Below is the full text of the Cambridge Health Alliance petition:
WHEREAS, nurses and our frontline co-workers throughout the CHA system are rising to the challenges of the COVID-19 emergency with dedication, compassion, flexibility, teamwork, and courageous commitment to the goals of our community health organization and the needs of our patients;
WHEREAS, we have worked and continue to work under conditions of tremendous challenge and adversity: severe staffing shortages in the context of heightened patient acuity, core equipment shortages, turbulent changes in policy and practice, new situations requiring our interventions as patient safety advocates, and evolving community needs requiring rapid adaptation to alternate practice areas;
WHEREAS, we continue to risk exposure to COVID-19 on every single shift while providing the care that is needed, countless informally documented exposures have already occurred even under faithful adherence to evolving PPE policy and the mask re-use program, internal testing and contact tracing interventions remain insufficient, and we lack affordable access to alternate housing and childcare for protection of our loved ones;
WHEREAS, more of our co-workers are testing positive for COVID-19 with each passing day, and their illnesses remain unrecognized and unacknowledged as workplace-acquired infections;
WHEREAS, we are supplying countless hours of voluntary overtime on days, nights and weekends while enduring physical danger, while bearing first-hand witness to the devastating respiratory failure and terrible suffering caused by COVID-19, and while risking adverse effects from new forms of chemical exposure;
WHEREAS, all healthcare workers in New York State are now entitled via executive order to receive one new and unused N95 respirator per shift worked, licensed healthcare workers within Massachusetts state facilities are receiving deserved hazard pay equivalent to $10 per hour, unlicensed healthcare workers in Massachusetts state facilities are receiving deserved hazard pay equivalent to $5.00 per hour, and CHA nurses with pensions remain subject to consequences of misclassification;
The nurses of the Massachusetts Nurses Association of Cambridge Health Alliance and our supporters hereby call upon CHA to provide all on-site essential workers with one new, unused, and properly fitting N95 respirator per shift worked.
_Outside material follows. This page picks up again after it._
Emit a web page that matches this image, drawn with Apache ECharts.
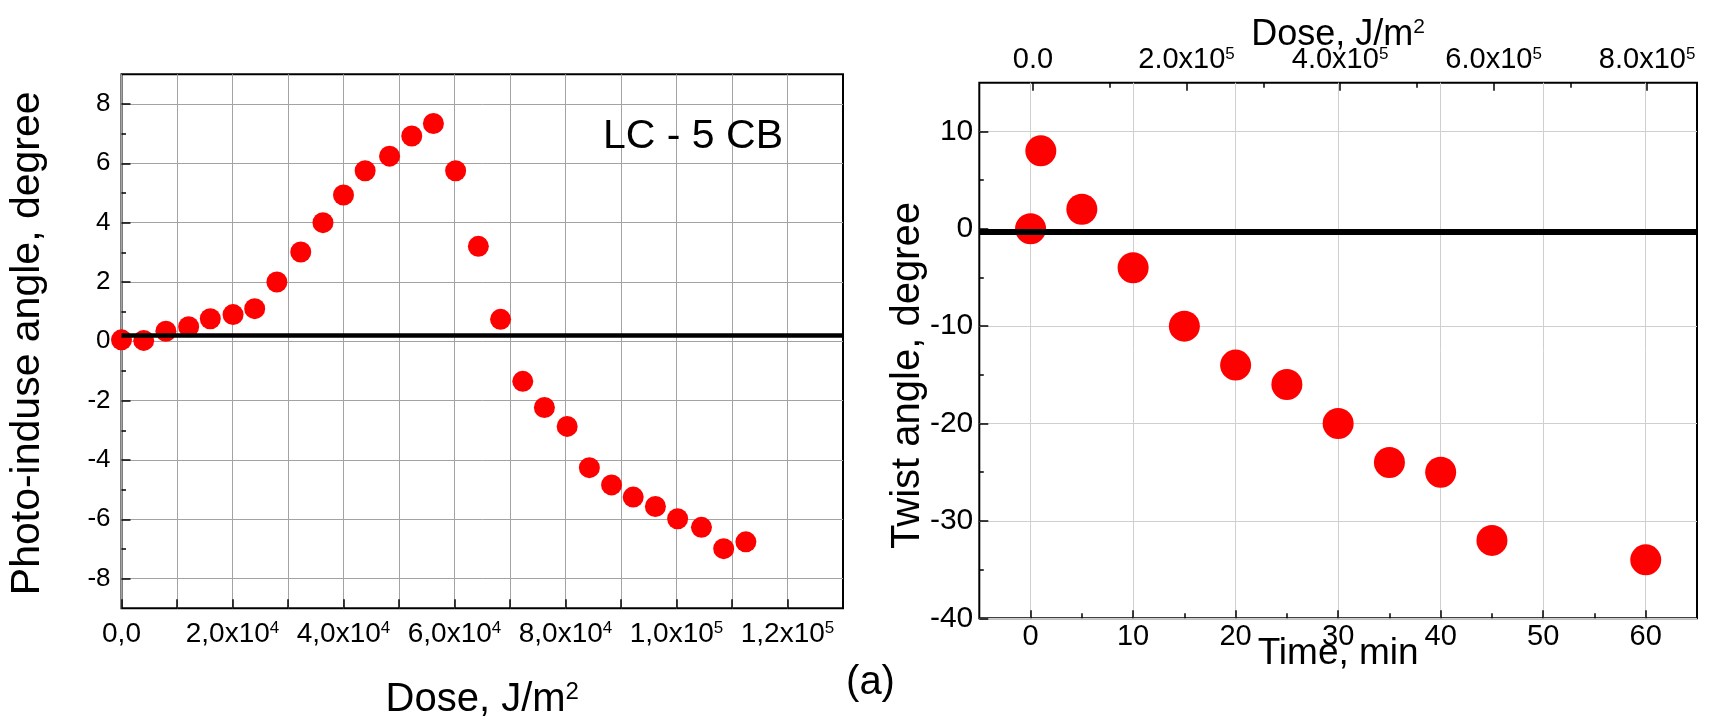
<!DOCTYPE html>
<html>
<head>
<meta charset="utf-8">
<script src="https://cdn.jsdelivr.net/npm/echarts@6/dist/echarts.min.js"></script>
<style>
  html, body { margin: 0; padding: 0; background: #ffffff; }
  #chart { width: 1711px; height: 725px; }
</style>
</head>
<body>
<div id="chart"></div>
<script>
// ---------- data: left panel (LC - 5 CB) ----------
const leftDose = [0, 4000, 8000, 12100, 16000, 20100, 24000, 28000, 32300, 36300,
  40000, 43900, 48300, 52300, 56200, 60200, 64300, 68300, 72300, 76200,
  80300, 84300, 88300, 92200, 96200, 100200, 104500, 108500, 112500];
const leftAngle = [0.05, 0.03, 0.34, 0.49, 0.76, 0.90, 1.10, 2.00, 3.01, 4.00,
  4.93, 5.75, 6.24, 6.92, 7.34, 5.75, 3.20, 0.74, -1.35, -2.23,
  -2.87, -4.26, -4.84, -5.25, -5.57, -5.98, -6.27, -6.99, -6.76];
const leftBaseline = [0.2];
const leftXLabelValues = [0, 20000, 40000, 60000, 80000, 100000, 120000];
const leftXLabelMant = ['0,0', '2,0x10', '4,0x10', '6,0x10', '8,0x10', '1,0x10', '1,2x10'];
const leftXLabelExp = ['', '4', '4', '4', '4', '5', '5'];
const leftXTickValues = [0, 10000, 20000, 30000, 40000, 50000, 60000, 70000, 80000, 90000, 100000, 110000, 120000];
const leftYLabelValues = [-8, -6, -4, -2, 0, 2, 4, 6, 8];
const leftYMinorTicks = [-7, -5, -3, -1, 1, 3, 5, 7];

// ---------- data: right panel (twist angle) ----------
const rightTime = [0, 1, 5, 10, 15, 20, 25, 30, 35, 40, 45, 60];
const rightTwist = [0, 8, 2, -4, -10, -14, -16, -20, -24, -25, -32, -34];
const rightBaseline = [-0.3];
const rightXLabelValues = [0, 10, 20, 30, 40, 50, 60];
const rightXMinorTicks = [5, 15, 25, 35, 45, 55];
const rightYLabelValues = [-40, -30, -20, -10, 0, 10];
const rightYMinorTicks = [-35, -25, -15, -5, 5];
const topDoseValues = [0, 200000, 400000, 600000, 800000];
const topDoseMant = ['0.0', '2.0x10', '4.0x10', '6.0x10', '8.0x10'];
const topDoseExp = ['', '5', '5', '5', '5'];
const topDoseMinorTicks = [100000, 300000, 500000, 700000];

const FONT = "'Liberation Sans', Arial, Helvetica, sans-serif";

function supLabel(values, mant, exp) {
  return function (v) {
    let idx = -1;
    for (let i = 0; i < values.length; i++) {
      if (Math.abs(values[i] - v) < 1e-6) { idx = i; break; }
    }
    if (idx < 0) return '';
    if (!exp[idx]) return '{m|' + mant[idx] + '}';
    return '{m|' + mant[idx] + '}{s|' + exp[idx] + '}';
  };
}

const chart = echarts.init(document.getElementById('chart'), null, { renderer: 'canvas' });

const tickStyle = { color: '#000', width: 1.5 };
const noLine = { show: false, onZero: false };

const option = {
  animation: false,
  backgroundColor: '#ffffff',
  textStyle: { fontFamily: FONT, color: '#000' },
  grid: [
    { left: 121.5, top: 74.3, width: 721.5, height: 534, show: true,
      borderColor: '#000', borderWidth: 2, backgroundColor: 'transparent',
      containLabel: false, outerBoundsMode: 'none' },
    { left: 979.3, top: 82.7, width: 717.7, height: 535.6, show: true,
      borderColor: '#000', borderWidth: 2, backgroundColor: 'transparent',
      containLabel: false, outerBoundsMode: 'none' }
  ],
  xAxis: [
    { // left bottom: dose
      gridIndex: 0, type: 'value', position: 'bottom',
      min: 0, max: 130000, interval: 20000,
      axisLine: noLine,
      axisTick: { show: true, inside: true, length: 9, lineStyle: tickStyle, customValues: leftXTickValues },
      minorTick: { show: false },
      splitLine: { show: true, lineStyle: { color: '#a3a3a3', width: 1 } },
      axisLabel: {
        customValues: leftXLabelValues, margin: 12, hideOverlap: false,
        formatter: supLabel(leftXLabelValues, leftXLabelMant, leftXLabelExp),
        rich: {
          m: { fontSize: 28, fontFamily: FONT, color: '#000', lineHeight: 28, verticalAlign: 'bottom' },
          s: { fontSize: 17, fontFamily: FONT, color: '#000', lineHeight: 17, verticalAlign: 'top', padding: [0, 0, 17, 0] }
        }
      },
      name: '{m|Dose, J/m}{s|2}', nameLocation: 'middle', nameGap: 72, nameMoveOverlap: false,
      nameTextStyle: {
        rich: {
          m: { fontSize: 40, fontFamily: FONT, color: '#000', lineHeight: 40, verticalAlign: 'bottom' },
          s: { fontSize: 24, fontFamily: FONT, color: '#000', lineHeight: 24, verticalAlign: 'top', padding: [0, 0, 23, 0] }
        }
      }
    },
    { // right bottom: time
      gridIndex: 1, type: 'value', position: 'bottom',
      min: -5, max: 65, splitNumber: 7,
      axisLine: noLine,
      axisTick: { show: true, inside: true, length: 8, lineStyle: tickStyle, customValues: rightXLabelValues },
      splitLine: { show: true, lineStyle: { color: '#cfcfcf', width: 1 } },
      axisLabel: { customValues: rightXLabelValues, margin: 4.5, fontSize: 29, fontFamily: FONT, color: '#000', hideOverlap: false },
      name: 'Time, min', nameLocation: 'middle', nameGap: 17, nameMoveOverlap: false,
      nameTextStyle: { fontSize: 37, fontFamily: FONT, color: '#000', lineHeight: 37 }
    },
    { // right bottom minor ticks
      gridIndex: 1, type: 'value', position: 'bottom',
      min: -5, max: 65,
      axisLine: noLine,
      axisTick: { show: true, inside: true, length: 5, lineStyle: tickStyle, customValues: rightXMinorTicks },
      splitLine: { show: false },
      axisLabel: { show: false }
    },
    { // right top: dose
      gridIndex: 1, type: 'value', position: 'top',
      min: -70000, max: 865000,
      axisLine: noLine,
      axisTick: { show: true, inside: true, length: 8, lineStyle: tickStyle, customValues: topDoseValues },
      splitLine: { show: false },
      axisLabel: {
        customValues: topDoseValues, margin: 37, verticalAlign: 'top', hideOverlap: false,
        formatter: supLabel(topDoseValues, topDoseMant, topDoseExp),
        rich: {
          m: { fontSize: 29, fontFamily: FONT, color: '#000', lineHeight: 29, verticalAlign: 'bottom' },
          s: { fontSize: 17, fontFamily: FONT, color: '#000', lineHeight: 17, verticalAlign: 'top', padding: [0, 0, 13, 0] }
        }
      },
      name: '{m|Dose, J/m}{s|2}', nameLocation: 'middle', nameGap: 29.5, nameMoveOverlap: false,
      nameTextStyle: {
        rich: {
          m: { fontSize: 36, fontFamily: FONT, color: '#000', lineHeight: 36, verticalAlign: 'bottom' },
          s: { fontSize: 21, fontFamily: FONT, color: '#000', lineHeight: 21, verticalAlign: 'top', padding: [0, 0, 23, 0] }
        }
      }
    },
    { // right top minor ticks
      gridIndex: 1, type: 'value', position: 'top',
      min: -70000, max: 865000,
      axisLine: noLine,
      axisTick: { show: true, inside: true, length: 5, lineStyle: tickStyle, customValues: topDoseMinorTicks },
      splitLine: { show: false },
      axisLabel: { show: false }
    }
  ],
  yAxis: [
    { // left: angle
      gridIndex: 0, type: 'value', position: 'left',
      min: -9, max: 9, splitNumber: 9,
      axisLine: noLine,
      axisTick: { show: true, inside: true, length: 9, lineStyle: tickStyle, customValues: leftYLabelValues },
      splitLine: { show: true, lineStyle: { color: '#a3a3a3', width: 1 } },
      axisLabel: { customValues: leftYLabelValues, margin: 11, fontSize: 26, fontFamily: FONT, color: '#000', hideOverlap: false },
      name: 'Photo-induse angle, degree', nameLocation: 'middle', nameRotate: 90, nameGap: 73, nameMoveOverlap: false,
      nameTextStyle: { fontSize: 41, fontFamily: FONT, color: '#000', lineHeight: 41, padding: [0, 4, 0, 0] }
    },
    { // left minor ticks
      gridIndex: 0, type: 'value', position: 'left',
      min: -9, max: 9,
      axisLine: noLine,
      axisTick: { show: true, inside: true, length: 4.5, lineStyle: tickStyle, customValues: leftYMinorTicks },
      splitLine: { show: false },
      axisLabel: { show: false }
    },
    { // right: twist angle
      gridIndex: 1, type: 'value', position: 'left',
      min: -40, max: 15, interval: 10,
      axisLine: noLine,
      axisTick: { show: true, inside: true, length: 9, lineStyle: tickStyle, customValues: rightYLabelValues },
      splitLine: { show: true, lineStyle: { color: '#cfcfcf', width: 1 } },
      axisLabel: { customValues: rightYLabelValues, margin: 6, fontSize: 30, fontFamily: FONT, color: '#000', hideOverlap: false },
      name: 'Twist angle, degree', nameLocation: 'middle', nameRotate: 90, nameGap: 51.5, nameMoveOverlap: false,
      nameTextStyle: { fontSize: 40, fontFamily: FONT, color: '#000', lineHeight: 40, padding: [0, 50, 0, 0] }
    },
    { // right minor ticks
      gridIndex: 1, type: 'value', position: 'left',
      min: -40, max: 15,
      axisLine: noLine,
      axisTick: { show: true, inside: true, length: 4.5, lineStyle: tickStyle, customValues: rightYMinorTicks },
      splitLine: { show: false },
      axisLabel: { show: false }
    }
  ],
  series: [
    {
      type: 'scatter', xAxisIndex: 0, yAxisIndex: 0,
      data: leftDose.map((d, i) => [d, leftAngle[i]]),
      symbol: 'circle', symbolSize: 21,
      itemStyle: { color: '#ff0000', opacity: 1 },
      z: 3,
      markLine: {
        silent: true, symbol: 'none', animation: false,
        label: { show: false },
        lineStyle: { color: '#000', width: 4.5, type: 'solid' },
        emphasis: { disabled: true },
        data: leftBaseline.map(v => ({ yAxis: v }))
      }
    },
    {
      type: 'scatter', xAxisIndex: 1, yAxisIndex: 2,
      data: rightTime.map((t, i) => [t, rightTwist[i]]),
      symbol: 'circle', symbolSize: 31,
      itemStyle: { color: '#ff0000', opacity: 1 },
      z: 3,
      markLine: {
        silent: true, symbol: 'none', animation: false,
        label: { show: false },
        lineStyle: { color: '#000', width: 6, type: 'solid' },
        emphasis: { disabled: true },
        data: rightBaseline.map(v => ({ yAxis: v }))
      }
    }
  ],
  graphic: [
    { type: 'text', x: 693, y: 137, z: 10,
      style: { text: 'LC - 5 CB', font: '41px ' + FONT, fill: '#000', textAlign: 'center', textVerticalAlign: 'middle', verticalAlign: 'middle' } },
    { type: 'text', x: 870.5, y: 683, z: 10,
      style: { text: '(a)', font: '40px ' + FONT, fill: '#000', textAlign: 'center', textVerticalAlign: 'middle', verticalAlign: 'middle' } }
  ]
};

chart.setOption(option);
</script>
</body>
</html>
If testing is not made available at a CHA facility, there should be remote healthcare worker-only testing sites available that quickly and without hurdles test and report back results. All healthcare workers who have tested positive for COVID-19 since the beginning of this crisis must be presumed to have acquired the virus at work.
Additionally, we hereby call upon CHA to provide all on-site essential workers with current and retroactive hourly hazard pay equivalent to compensation extended to state healthcare workers. The hazard pay period shall extend from March 10th, the initial date of the Massachusetts state of emergency, shall last at least until the state of emergency ends, and shall expire no sooner than June 15th.
Founded in 1903, the Massachusetts Nurses Association is the largest union of registered nurses in the Commonwealth of Massachusetts. Its 23,000 members advance the nursing profession by fostering high standards of nursing practice, promoting the economic and general welfare of nurses in the workplace, projecting a positive and realistic view of nursing, and by lobbying the Legislature and regulatory agencies on health care issues affecting nurses and the public.